I  assume that different language mechanisms - gesture, prosody, word and expression meanings, all work together in parallel. So for a lot of simple standard expressions, with different meanings, there should be different mechanisms of gesture and prosody that go along with them.

This thought had me wondering if something as simple as a truism would not correspond with something simple in prosody. After all, truisms embody very standard implicit thoughts. Why shouldn't they have tunes to go with them?
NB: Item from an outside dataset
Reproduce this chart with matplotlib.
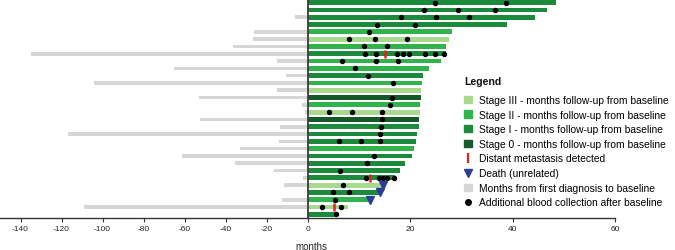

So I found one and think it important. Truism 7 says: "what is contrasted with is later allowed" or X*::X. This has the musical counterpart of "breath in - breath out" or G7-C. The first creates tension and the second relieves it. It is important to note that James's version of Hegel has the truism running in either directions as a "double negative". I don't know about Hegel, but think James is incorrect that the formula is bi-directional. It has to start with tension and end with relief. The other way around doesn't work in language or in music, as it leaves one in suspense.

This is an example where a semantic theory could contribute to a philosophical discussion. The main contribution would be in filtering out the non-philosophic "semantics" from the discussion.

Reading William James: Hegel and his Method

I am reading James and he relates Hegel's weirdly phrased notion that: an object completes itself with its own negation. James goes on with several pages of discussion leading to a list of examples:
 "Extreme anarchy and extreme despotism lead to one another. Pride comes before a fall. Too much wit outwits itself. Joy brings tears, melancholy a sardonic smile."

But actually Hegel's notion (or at least Jame's version of Hegel which I do not think is quite right) is not so strange. Those phrases are all versions of Truism 7: X*::X (or flouting this truism).

The neat thing about semantics is that it can be a very concrete empirical science that studies real world words, sentences, paragraphs, etc. To assert that a rule like Truism 7 is assumed implicitly is a concrete observation, easy to demonstrate with simple examples (like James's list).  Its validity as a truism can be analyzed or disputed much more concretely than how one would analyze or dispute Hegel. At the same time, expressing such ideas as language phenomena frees up philosophers either to do other work or else focus more on the connection of their problems to language.

James also complains that Hegel's vagueness leaves his reader always confused as to whether Hegel is writing about physics, psychology, or philosophy. It makes broad sense if Hegel is talking about the mind that studies those subjects. To me it is gratifying to simply say those subjects are semantically constrained, just like Newton Laws of Motion..

For the record I do not think Truism 7 is the equivalent of Hegel's dialectic. My understanding of the latter is that it had to do with the act of becoming meta (going up one level of abstraction) and how when that act turns upon itself and is reabsorbed back into the original perception, is when and how we learn about the object.

Saturday, August 8, 2015

Does anyone read this blog?

Google Analytics seems to think someone visits this blog. But I never saw a comment from anyone. I would be shocked to know someone was actually reading this stuff about semantics. I would be even more shocked if someone out there wanted to communicate about it. So: is there anybody out there?
Update: Until I see a comment from someone, I'll assume readers do not exist.
Update: In fact, the first week after I went on Google Analytics (goodbye Sitemeter, you were good to me and more useful than Google Analytics) there was a bulge of 50 or so daily visits. But I think those were just bots.

Theorizing about Semantics (it's a waste of time)

I have to imagine that contributions to semantics are themselves a form of language use that is about as abstract as possible. So I am poking around on the internet and wanting to read contributions to semantics and instead I find authors, one after the other, discussing the validity of one form of semantics versus another. No example of language is analyzed; no new approaches are revealed. They found something even more abstract to talk about!

I have long thought the translation of expressions into "propositions" and the analysis of their "truth properties" was a distraction from the qualification of the meaning of an expression. Usually, expressions mean something about the world - in its wonderful diversity. Little is added in saying the meaning is "true", because this auxiliary meta attribute is not a substitute for the thing itself. Also, very few expressions can be considered "true" - for example anything in a novel.

Rather than getting more and more abstract - going from worldly meaning to "truth", to the meta discussion of semantics, to a meta-meta discussion of what is the "very best-est" of semantic theories  - I regard these as digressions taking us further and further from the subject. I want to study the articulation of the world as expressed by people. You cannot do that if you spend your time evaluating the semantic theories of other authors.

Though, ironically, I want to ignore my own advice and say: lots of authors are looking at the same set of topics as I am but organizing their ideas in a way I find awkward. It is not that they are wrong but that they are clumsy. But I want to say I think modern semantics is mostly off in the weeds of "meta discussion", doing the wrong kind of work and not advancing us towards a goal of automated language comprehension.